The Gate Theatre was an Off-Broadway theatre in New York City that was active during the 1950s through 1970s. Located at 162 Second Avenue in the East Village, the theatre was founded in 1957 by Lily Turner. It closed in the early 1970s.

== History ==
In 1957, Lily Turner converted the Second Avenue Baptist Tabernacle quarters at 162 Second Avenue into two theaters – one 250-seat theater and one 135-seat theater – under the names the Gate Theatre and the Cricket Theatre. The Cricket Theatre was in the basement of 162 Second Avenue, and the Gate Theatre was on the street level.

The first production at the Gate Theatre was The Brothers Karamazov, which opened on December 6, 1957 and was adapted from the novel by Jack Sydow and Boris Tumarin. Other productions included Poppa Is Home (1961), Pilgrim's Progress (1962), The Alchemist (1964), A Black Quartet (1969), and Contributions (1970). The final production was Any Resemblance to Persons Living or Dead, which closed on May 30, 1971.

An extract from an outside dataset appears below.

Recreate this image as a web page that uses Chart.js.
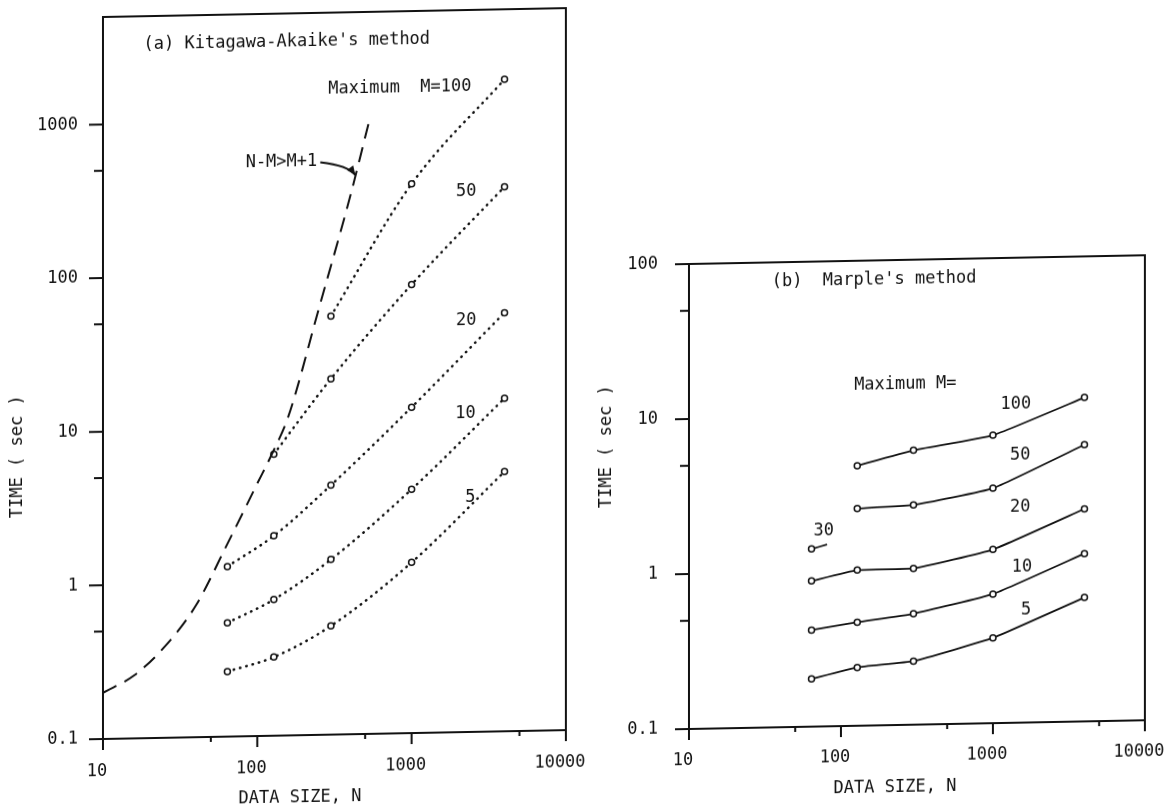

In the 1960s and 1970s, the space above the theatre, knows as the Black Gate Theatre, was used for environmental mixed-media art. Founded by Otto Piene and Aldo Tambellini, it became a hotspot for counterculture film showings and alternative art exhibitions.

In 1977, the Theater for the New City moved into the space. However, due to a 300% rent increase, the group was forced to move again in 1984.

As of 2016, the space is now a clothing store and an empty lot.